A Câmara Municipal de Santarém, no Pará, vai contar com um mosaico de 15 partidos em suas 21 cadeiras a partir do ano que vem. Para formar uma maioria de votos, o novo prefeito terá de negociar com pelo menos seis legendas – ou barganhar o apoio das 12 que elegeram um único vereador. Tal cenário, porém, seria diferente se não fossem permitidas as coligações nas eleições para o Legislativo. Nesse caso, apenas quatro partidos conquistariam vagas na Câmara.
Santarém está longe de ser exceção. Levantamento do Estadão Dados revela que a pulverização partidária teria uma redução drástica nos Legislativos municipais com a proibição das coligações nas eleições para vereador e deputado, medida que está em debate no Congresso. Em nada menos que 91% das cidades haveria redução no número de partidos com representantes eleitos se a regra tivesse valido na disputa deste ano.
As coligações favorecem a pulverização porque partidos pequenos, que isoladamente não alcançariam o piso mínimo de votos para eleger um vereador, acabam pegando “carona” ao fazer alianças com legendas maiores. Nas eleições deste ano, os maiores fornecedores dessa carona foram o PMDB e o PSDB, que, com seus votos, garantiram a eleição de 2.782 vereadores de outros partidos. Na prática, as duas legendas poderiam ter obtido, respectivamente, 24% e 17% a mais de cadeiras se não tivessem feito alianças.
O fenômeno da carona, além de generalizado, é significativo na composição das câmaras. Em 2.563 (48%) das 5.568 cidades em que houve eleições, pelo menos metade dos partidos representados não teria obtido uma única cadeira sem o artifício da coligação.
Diminuição
Em números absolutos, a cidade que mais enxugaria o número de partidos em sua Câmara se não houvesse coligações é Itapecuru Mirim (MA): de 14, passaria para apenas dois. Mas há casos ainda mais extremos: em 176 municípios, apenas um partido passaria a ocupar todas as vagas da Câmara, por ser o único a ter alcançado o número mínimo de votos para eleger um vereador.
Esse piso se chama quociente eleitoral, e é o resultado da divisão do total de votos válidos pelo número de cadeiras em disputa. A atual legislação permite que um partido eleja vereadores mesmo sem alcançar esse quociente – basta que as legendas de sua coligação, somadas, tenham o número de votos mínimo.
Essa regra favorece a dispersão partidária também nas esferas estadual e federal.
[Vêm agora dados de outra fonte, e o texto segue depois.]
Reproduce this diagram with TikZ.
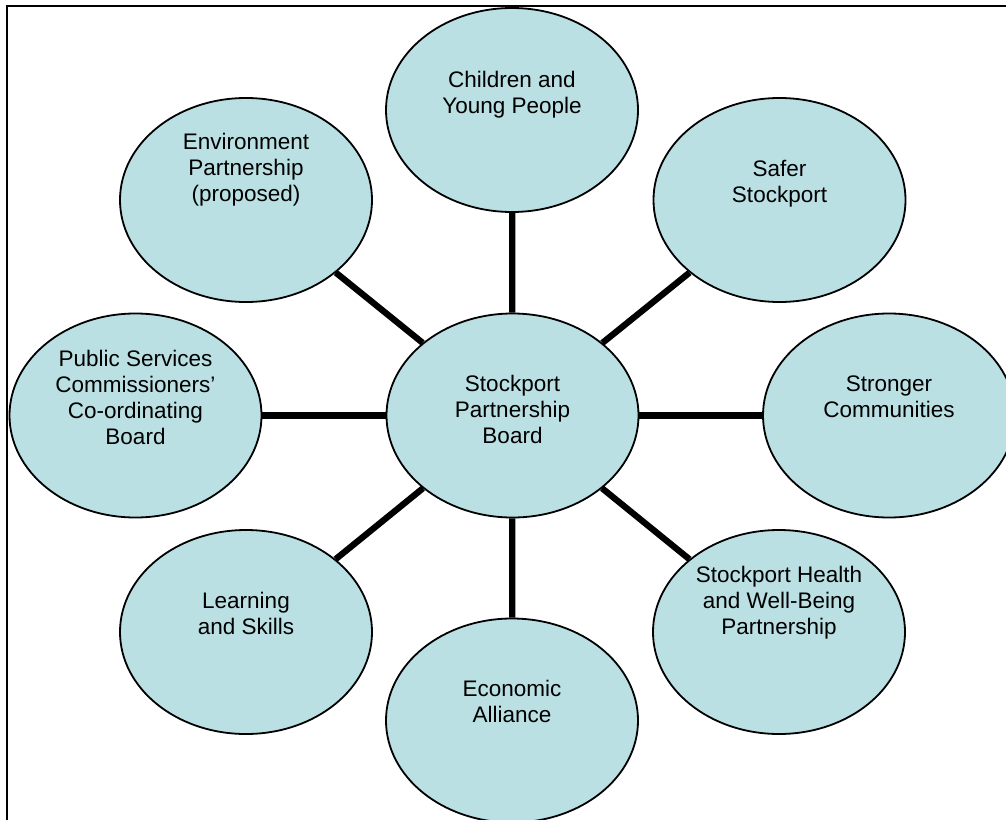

Nas eleições de 2014, por exemplo, o número de partidos com assento na Câmara dos Deputados teria sido de 22, em vez de 28, se não houvesse coligações, conforme calculou o Estadão Dados na época.
Além disso, haveria uma ampliação do peso dos maiores partidos – PMDB, PT e PSDB, que elegeram pouco mais de um terço dos deputados, ganhariam 84 vagas a mais e controlariam 53% das cadeiras.
Representação
A proibição das coligações nas eleições para o Legislativo já foi discutida em outras iniciativas de reforma política, mas a proposta acabou sepultada graças ao lobby dos partidos médios e pequenos, prováveis prejudicados pela medida.
Além de favorecer a fragmentação partidária, as coligações podem distorcer a vontade do eleitorado – uma pessoa pode votar no partido A e ajudar a eleger um representante da legenda B, muitas vezes sem saber.
“A transferência de votos intracoligação, considerando sua heterogeneidade ideológica e sua dinâmica oportunista, é um problema porque exacerba patologias ou incongruências da representação democrática. Na prática, o voto em um representante ultraconservador pode ser transferido para um representante de extrema esquerda, e vice-versa”, disse o professor da Universidade Federal de Pernambuco (UFPE), Marcus André Melo.
Para ele, as coligações não são um problema em si, pois são encontradas em várias democracias. “A especificidade brasileira está associada ao número elevadíssimo de partidos políticos que têm representantes nas casas legislativas. Em sete Estados a fragmentação já atingiu o máximo: todos os deputados federais provêm de partidos distintos. Está disfuncional.”